British Nurse WWII Books

QUIET HEROINES and A NURSE’S WAR

The nurse stories and reviews in this blog have been about American nurses of WWII, but of course there were medical units from other Allied countries, as well as enemy medical people. Often fighting alongside Americans were the British, and these are two remarkable books written by a nurse from England. A Nurse’s War is the memoir of Brenda McBryde, who lived through the bombing attacks in England, beginning in 1939, and became an army nurse, to serve until 1946.
Once when I was speaking to a group about the brave American nurses in my book, I began stating that ” the war started December 7, 1941, in Hawaii.” A woman spoke up to say that the United Kingdom was bombed in 1939, and she was there. Never again did I make that stupid remark.
While going through nurses’ training, Brenda McBryde tells of the local preparations for war, evacuating patients to countryside hospitals, gas masks issued to civilians, and air raid shelters. She tells of the war activity heard over the BBC, knowing that they could be invaded soon, as German bombers destroyed the airfields.
Graduating in April 1943, she promptly became an army nurse, assigned to an army hospital in Scotland, as the war took over the surrounding countries. Two weeks after D-Day in 1944 nurses landed in France, to care for the thousands of wounded British soldiers. Descriptions of wounds of war and the intensity of the work to treat the fighting men, is the strength of Brenda’s writing. She and the other nurses continue this through the fighting in France, Brussels, and Germany. British prisoners were released to their hospital, and soon the war ended. Caring for the thousands of refugees, civilians and military from many countries, is thoughtfully related.

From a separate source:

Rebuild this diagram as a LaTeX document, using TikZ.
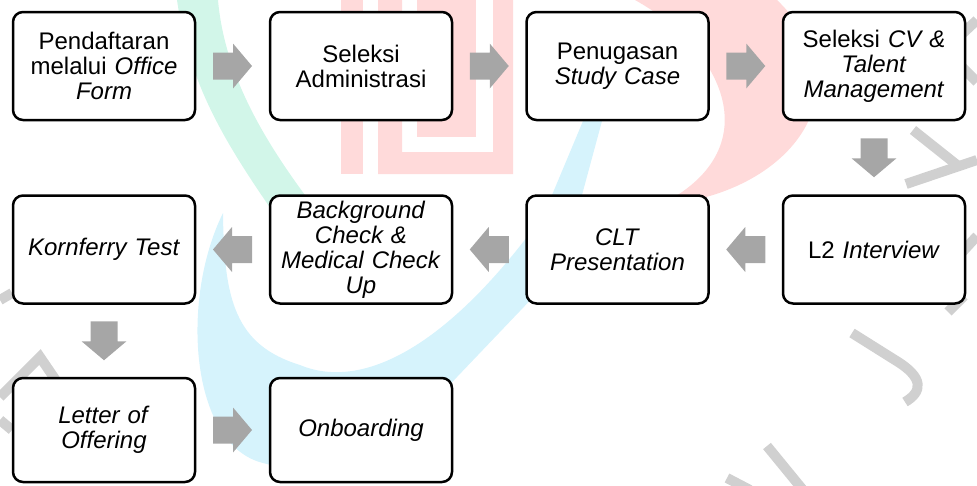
\documentclass[tikz,border=0pt]{standalone}
\usepackage{fontspec}
\setmainfont{Liberation Sans}
\usetikzlibrary{calc}
\definecolor{wmpink}{RGB}{255,218,218}
\definecolor{wmteal}{RGB}{210,246,233}
\definecolor{wmblue}{RGB}{214,243,252}
\definecolor{wmgray}{RGB}{208,208,208}
\definecolor{arrowgray}{RGB}{166,166,166}
\tikzset{
  stepbox/.style={draw=black, line width=2.5pt, fill=white, rounded corners=10pt,
    minimum width=182pt, minimum height=108pt, text width=176pt, align=center,
    inner sep=0pt, font=\fontsize{24}{25}\selectfont},
  lastrow/.style={minimum height=104pt},
  rarrow/.pic={\fill[arrowgray] (-19.5,-13.5) -- (0.5,-13.5) -- (0.5,-22.5) -- (19.5,0)
    -- (0.5,22.5) -- (0.5,13.5) -- (-19.5,13.5) -- cycle;},
  wmstroke/.style={draw=wmgray, line width=10pt},
}
\begin{document}
\begin{tikzpicture}[x=1pt,y=-1pt]
\useasboundingbox (0,0) rectangle (977,485);
% ---- watermark ----
\fill[wmteal] (177,0) .. controls (190,90) and (230,150) .. (282,225)
  -- (320,215) .. controls (270,150) and (225,80) .. (218,0) -- cycle;
\fill[wmblue] (223,213) .. controls (224,300) and (235,345) .. (300,365)
  .. controls (360,390) and (440,350) .. (527,237)
  -- (552,195) -- (583,121) -- (600,80) -- (618,85) -- (602,121) -- (582,195)
  -- (540,290) -- (457,377)
  .. controls (400,440) and (320,480) .. (263,463)
  .. controls (190,445) and (180,300) .. (223,213) -- cycle;
\fill[wmpink] (341,0) rectangle (363,174);
\fill[wmpink] (378,0) -- (378,174) -- (513,174) -- (513,0) -- (493,0) -- (493,152)
  -- (402,152) -- (402,0) -- cycle;
\fill[wmpink] (417,0) rectangle (476,137);
\fill[wmpink] (635,0) .. controls (725,50) and (770,150) .. (660,205)
  .. controls (790,195) and (870,90) .. (777,0) -- cycle;
\draw[wmstroke] (977,20) -- (945,50) -- (977,82);
\draw[wmstroke] (913,130) -- (957,165);
\draw[wmstroke] (906,184) -- (977,160);
\draw[wmstroke] (977,236) -- (955,260);
\draw[wmstroke] (964,296) -- (948,312);
\draw[wmstroke] (852,333) -- (895,360) .. controls (925,378) and (922,392) .. (905,402);
\draw[wmstroke] (767,446) -- (803,490);
\draw[wmstroke] (727,478) -- (750,490);
\draw[wmstroke] (0,397) -- (40,357) -- (57,382);
\draw[wmstroke] (0,300) -- (12,293);
\draw[wmstroke] (0,420) -- (12,430);
% ---- steps ----
\node[stepbox] (b1) at (104,66) {Pendaftaran\\melalui \textit{Office}\\\textit{Form}};
\node[stepbox] (b2) at (361,66) {Seleksi\\Administrasi};
\node[stepbox] (b3) at (617.5,66) {Penugasan\\\textit{Study Case}};
\node[stepbox] (b4) at (874,66) {Seleksi \textit{CV \&}\\\textit{Talent}\\\textit{Management}};
\node[stepbox] (b5) at (874,249.5) {L2 \textit{Interview}};
\node[stepbox] (b6) at (617.5,249.5) {\textit{CLT}\\\textit{Presentation}};
\node[stepbox] (b7) at (361,249.5) {\textit{Background}\\\textit{Check \&}\\\textit{Medical Check}\\\textit{Up}};
\node[stepbox] (b8) at (104,249.5) {\textit{Kornferry Test}};
\node[stepbox,lastrow] (b9) at (104,430) {\textit{Letter of}\\\textit{Offering}};
\node[stepbox,lastrow] (b10) at (361,430) {\textit{Onboarding}};
% ---- arrows ----
\pic at ($(b1.east)!0.5!(b2.west)$) {rarrow};
\pic at ($(b2.east)!0.5!(b3.west)$) {rarrow};
\pic at ($(b3.east)!0.5!(b4.west)$) {rarrow};
\pic[rotate=-90] at ($(b4.south)!0.5!(b5.north)$) {rarrow};
\pic[rotate=180] at ($(b5.west)!0.5!(b6.east)$) {rarrow};
\pic[rotate=180] at ($(b6.west)!0.5!(b7.east)$) {rarrow};
\pic[rotate=180] at ($(b7.west)!0.5!(b8.east)$) {rarrow};
\pic[rotate=-90] at ($(b8.south)!0.5!(b9.north)$) {rarrow};
\pic at ($(b9.east)!0.5!(b10.west)$) {rarrow};
\end{tikzpicture}
\end{document}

After this memoir was published, hundreds of wartime nurses wrote letters with accounts of their own experiences. Quiet Heroines, Nurses Of The Second World War, describes countless stories of sacrifice. An excerpt from the book cover states: “The early disasters in France and the providential escape from Dunkirk; the blitz at home and the scars of Greece, North Africa, Malta and Italy; the brutal horrors of Hong Kong and Singapore; and the ordeal that so many nurses suffered in the Far East as prisoners of war” are described from first-hand sources .
At times American nurses and British nurses tell of the same experience, such as at Anzio, and being on the same hospital ship Newfoundland as it sank, bombed by the Germans. For years British nurses had served in countries in the Far East that were taken over by Japan, and as the troops and civilians tried to escape, many were imprisoned or murdered. At the end of the book are listed, by name, the nurses who died at sea, killed in action, murdered by the Japanese, or died in internment camps.
These two books by Brenda McBryde are similar, yet very different, from most of the books by and about American nurses mentioned throughout this blog. She describes wounds and treatment explicitly at times, in ways that are necessary and sympathetic. Looking at the Second World War through her eyes, as a British nurse, is very informative and moving.